REPUBLIKA.CO.ID, JAKARTA – Kementerian Luar Negeri (Kemenlu) Indonesia mengatakan, Indonesia perlu mengidentifikasi aturan yang perlu disesuaikan sebelum bergabung dengan perjanjian Kemitraan Trans-Pasifik (TPP).
Direktur Perjanjian Ekonomi, Sosial, dan Budaya Kementerian Luar Negeri, Abdulkadir Jailani mengatakan, TPP telah menetapkan aturan standar kewajiban yang tinggi.
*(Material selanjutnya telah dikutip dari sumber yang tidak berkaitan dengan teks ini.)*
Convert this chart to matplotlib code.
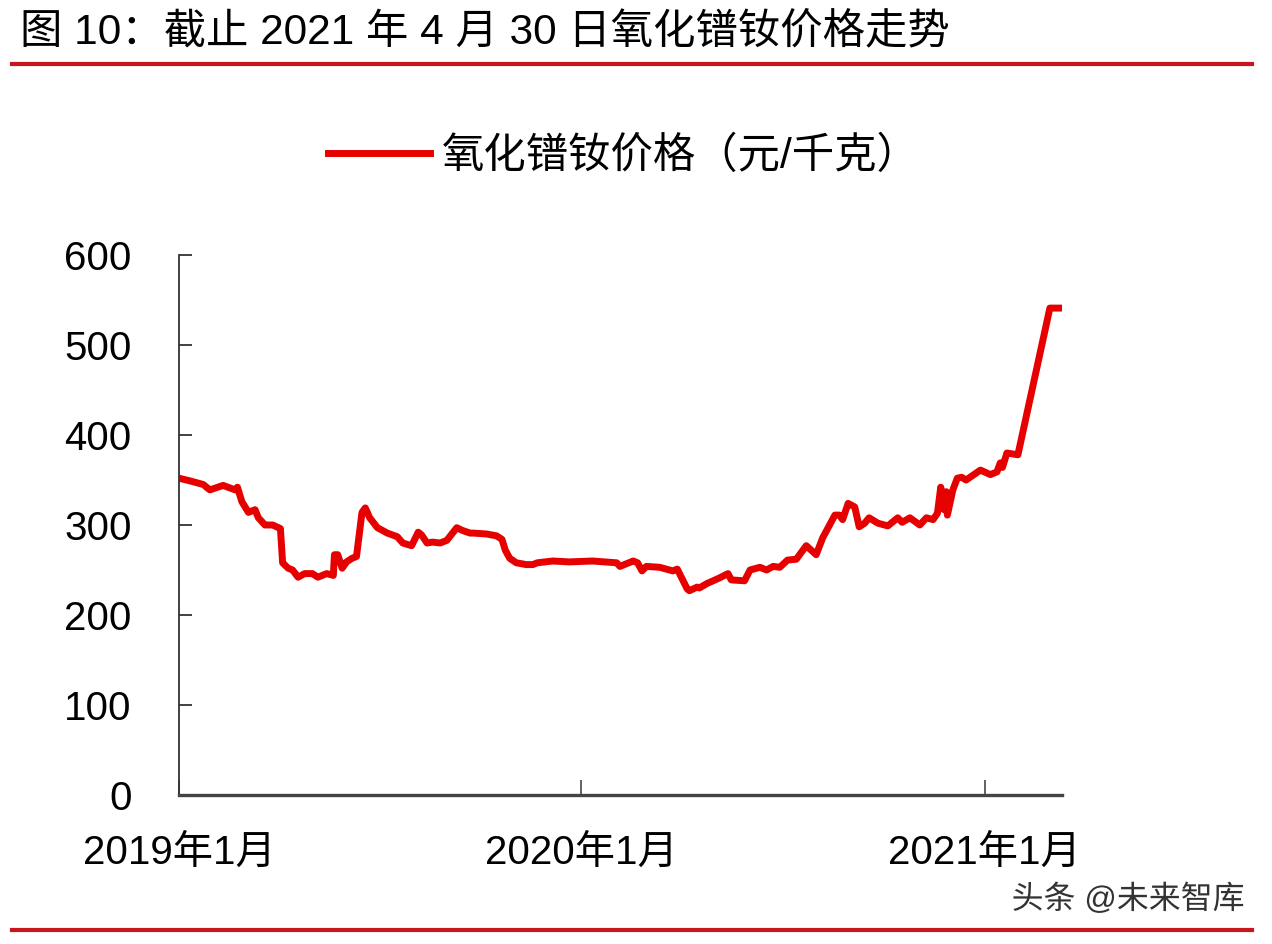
import pandas as pd
import matplotlib
matplotlib.use('Agg')
import matplotlib.pyplot as plt
import matplotlib.patheffects as pe

# days since 2019-01-01 and price (元/千克)
days = [0, 10, 22, 28, 40, 51, 53, 57, 63, 69, 72, 78, 85, 92, 94, 99, 103, 108,
        114, 121, 126, 134, 140, 141, 144, 148, 152, 157, 161, 166, 169, 173, 180,
        189, 198, 203, 211, 217, 220, 225, 230, 237, 243, 252, 257, 264, 267, 279,
        288, 293, 296, 300, 306, 315, 321, 325, 339, 354, 375, 397, 400, 412, 416,
        420, 424, 436, 448, 452, 461, 463, 470, 472, 479, 490, 498, 501, 513, 518,
        527, 533, 539, 545, 552, 560, 569, 578, 584, 595, 599, 602, 607, 613, 617,
        622, 626, 634, 643, 652, 656, 663, 672, 678, 684, 688, 691, 694, 696, 697,
        702, 706, 710, 714, 727, 736, 742, 745, 747, 751, 761, 790, 801]
price = [352, 349, 345, 339, 344, 339, 342, 326, 314, 317, 308, 300, 300, 296, 258,
         252, 250, 242, 246, 246, 242, 246, 244, 267, 267, 252, 259, 263, 265, 314,
         319, 308, 297, 291, 287, 280, 277, 292, 289, 280, 281, 280, 283, 297, 294,
         291, 291, 290, 288, 284, 272, 263, 258, 256, 256, 258, 260, 259, 260, 258,
         254, 260, 258, 249, 254, 253, 249, 251, 229, 227, 231, 230, 235, 241, 246,
         239, 238, 250, 253, 250, 254, 253, 261, 262, 277, 267, 286, 311, 311, 306,
         324, 320, 298, 302, 308, 302, 299, 308, 303, 308, 300, 308, 306, 313, 342,
         317, 337, 311, 339, 352, 353, 350, 361, 356, 359, 369, 364, 380, 378, 541,
         541]
tick_days = [0, 365, 731]
tick_labels = ['2019年1月', '2020年1月', '2021年1月']
yticks = [0, 100, 200, 300, 400, 500, 600]

title = '图 10：截止 2021 年 4 月 30 日氧化镨钕价格走势'
series_name = '氧化镨钕价格（元/千克）'

fam = ['Liberation Sans', 'Noto Sans CJK SC', 'DejaVu Sans']
plt.rcParams['font.family'] = fam

fig = plt.figure(figsize=(12.72, 9.44), dpi=100)
ax = fig.add_axes([179 / 1272, 1 - 795 / 944, (1062 - 179) / 1272, (795 - 255) / 944])

ax.plot(days, price, color='#e60000', lw=5, solid_joinstyle='round',
        label=series_name)
ax.set_xlim(0, 801)
ax.set_ylim(0, 600)
ax.set_yticks(yticks)
ax.set_xticks(tick_days)
ax.set_xticklabels(tick_labels)

for s in ['top', 'right']:
    ax.spines[s].set_visible(False)
ax.spines['left'].set_color('#333333')
ax.spines['left'].set_linewidth(1.3)
ax.spines['bottom'].set_color('#444444')
ax.spines['bottom'].set_linewidth(2.4)
ax.tick_params(axis='y', direction='in', length=9, width=1.3, color='#333333',
               labelsize=29, pad=34)
ax.tick_params(axis='x', direction='in', length=11, width=1.3, color='#555555',
               labelsize=29, pad=28)

ax.legend(loc='center', bbox_to_anchor=(624 / 1272, 1 - 157 / 944),
          bbox_transform=fig.transFigure, frameon=False, fontsize=30.5,
          handlelength=2.4, handletextpad=0.3)

fig.text(20 / 1272, 1 - 33 / 944, title, fontsize=30.5, va='center', ha='left')

# red rules at top and bottom
fig.add_artist(plt.Line2D([12 / 1272, 1252 / 1272], [1 - 64 / 944] * 2,
                          color='#c8161d', lw=3))
fig.add_artist(plt.Line2D([12 / 1272, 1252 / 1272], [1 - 930 / 944] * 2,
                          color='#c8161d', lw=3))

fig.text(1245 / 1272, 1 - 900 / 944, '头条 @未来智库', fontsize=23, ha='right',
         va='center', color='#333333',
         path_effects=[pe.withStroke(linewidth=3, foreground='white')])

fig.savefig('out.png', dpi=100, facecolor='white')
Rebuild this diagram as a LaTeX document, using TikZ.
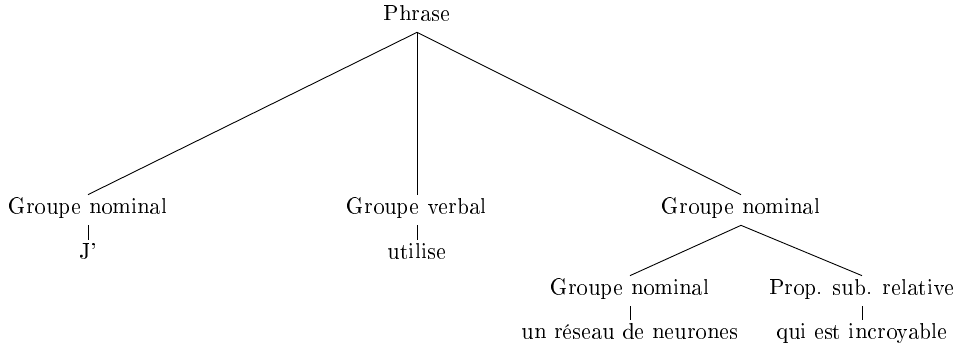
\documentclass[tikz,border=0pt]{standalone}
\usepackage[T1]{fontenc}
\usetikzlibrary{positioning}

\begin{document}
\begin{tikzpicture}[x=0.01572cm, y=-0.01572cm, every node/.style={inner sep=1.5pt,text height=1.6ex,text depth=0.8ex}]
        \useasboundingbox (0,0) rectangle (955,353);
        \node (phrase) at (417,17) {Phrase};
        \node (gn1) at (88,210) {Groupe nominal};
        \node (gv) at (417,210) {Groupe verbal};
        \node (gn2) at (741,210) {Groupe nominal};
        \node (je) at (88,255) {J'};
        \node (utilise) at (417,255) {utilise};
        \node (gn3) at (630,291) {Groupe nominal};
        \node (psr) at (862,291) {Prop. sub. relative};
        \node (reseau) at (630,335) {un réseau de neurones};
        \node (incroyable) at (862,335) {qui est incroyable};
        \draw (phrase.south) -- (gn1.north);
        \draw (phrase.south) -- (gv.north);
        \draw (phrase.south) -- (gn2.north);
        \draw (gn1.south) -- (je.north);
        \draw (gv.south) -- (utilise.north);
        \draw (gn2.south) -- (gn3.north);
        \draw (gn2.south) -- (psr.north);
        \draw (gn3.south) -- (reseau.north);
        \draw (psr.south) -- (incroyable.north);
    \end{tikzpicture}
\end{document}
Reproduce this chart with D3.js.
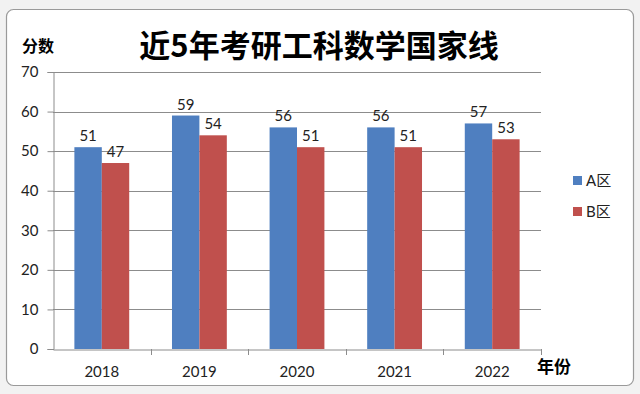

‘’Sebelum Indonesia memutuskan bergabung, kita harus mampu mengidentifikasi peraturan perundangan mana yang perlu disesuaikan dan memenuhi standar TPP,’’ ujarnya saat diskusi mengenai partisipasi Indonesia di perjanjian perdagangan regional: TPP vs regional comprehensive economic partnership (RCEP), di gedung The Habibie Center, Jakarta, Kamis (17/12).
Namun, pihaknya tidak dapat menjawab kapan Indonesia bergabung dengan TPP. Yang jelas, kata dia, keputusan presiden ingin bergabung dengan TPP harus ditindaklanjuti dengan langkah-langkah.
Diantaranya berupa kajian-kajian. Ada banyak aspek dan bidang yang harus dibicarakan antarkementerian. Ia menyebutkan sebanyak 30 bidang atau chapter yang harus dipertimbangkan seperti perdagangan, pertanian, investasi, telekomunikasi, kesehatan, lingkungan hidup hingga hak atas kekayaan intelektual.
‘’Nah, kalau kita tidak siap dalam salah satu bidang tersebut tetapi tetap memutuskan ikut ya nantinya melanggar TPP,’’ ujarnya.
Dia menambahkan, ketika Indonesia memutuskan bergabung, ini merupakan bagian dari upaya nasional untuk menjadi bagian dari global value chains. Dimana tiap-tiap kerjasama atau hubungan memiliki keuntungan bagi Indonesia. Diantaranya Indonesia bisa mengekspor produknya ke luar negeri.
Artinya, ia menegaskan, TPP bukan bersifat positif atau negatif, melainkan netral karena harus ada penyesuaian. Dalam artian penyesuaian ini berkaitan dengan politik hukum Indonesia.